Sea fort in the Thames Estuary, UK

Shivering Sands Army Fort [U7] was a Maunsell army fort built near the Thames estuary for anti-aircraft defence. It is made up of several once-interconnected towers north of Herne Bay and is 14.8 km (9.2 miles) from the nearest land. They can be viewed from Shoeburyness East Beach on clear days. The Shivering Sands fort was the last of the Thames estuary forts to be constructed, and was grounded between 18 September and 13 December 1943.

== History ==
The towers were built on land and floated out in 1943. Later in the war, the equipment was replaced, and removed soon after. The forts were abandoned in 1958. In the 1960s, some weather equipment was installed in the searchlight tower. On 7 June 1963, a boat called the Ribersborg collided with one of the towers, which fell into the sea without harming anyone or sinking the boat.

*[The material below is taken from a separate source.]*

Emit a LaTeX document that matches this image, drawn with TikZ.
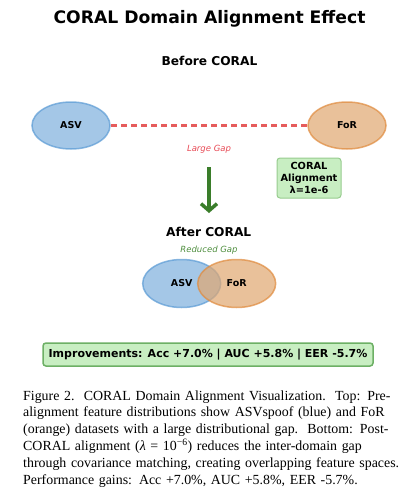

In 1964 Screaming Lord Sutch set up Radio Sutch (a pirate radio station) on one of the old towers. However, he soon became bored and handed the project to his friend and unpaid manager Reginald Calvert, who then expanded into all five towers that were still connected and called it Radio City. After Calvert was killed by Oliver Smedley, his wife took over for a short time before the project was closed by legislation and the towers again abandoned.

In 1990, the top of the searchlight tower was cut away so that helicopters could be used to maintain the weather equipment inside. In 1992, it was decided that the tower was no longer necessary for the continued operation of the instruments contained within, and a large buoy was placed next to the tower for the same purpose.

In August and September 2005, artist Stephen Turner spent six weeks living alone in the searchlight tower of the Shivering Sands Fort, in what he described as "an artistic exploration of isolation, investigating how one's experience of time changes in isolation, and what creative contemplation means in a 21st-century context".

==Cultural references==
The forts, filmed from a North Sea ferry, appear in the 1984 music video for the song "A Sort of Homecoming" by the Irish pop music band U2.

The British indie band, The Mystery Jets, filmed the music video of their song "Bubblegum" at Shivering Sands Army Fort.

Science fiction writer Sheila Finch's 1982 novella Not This Tide used the Shivering Sands fort as one of its settings.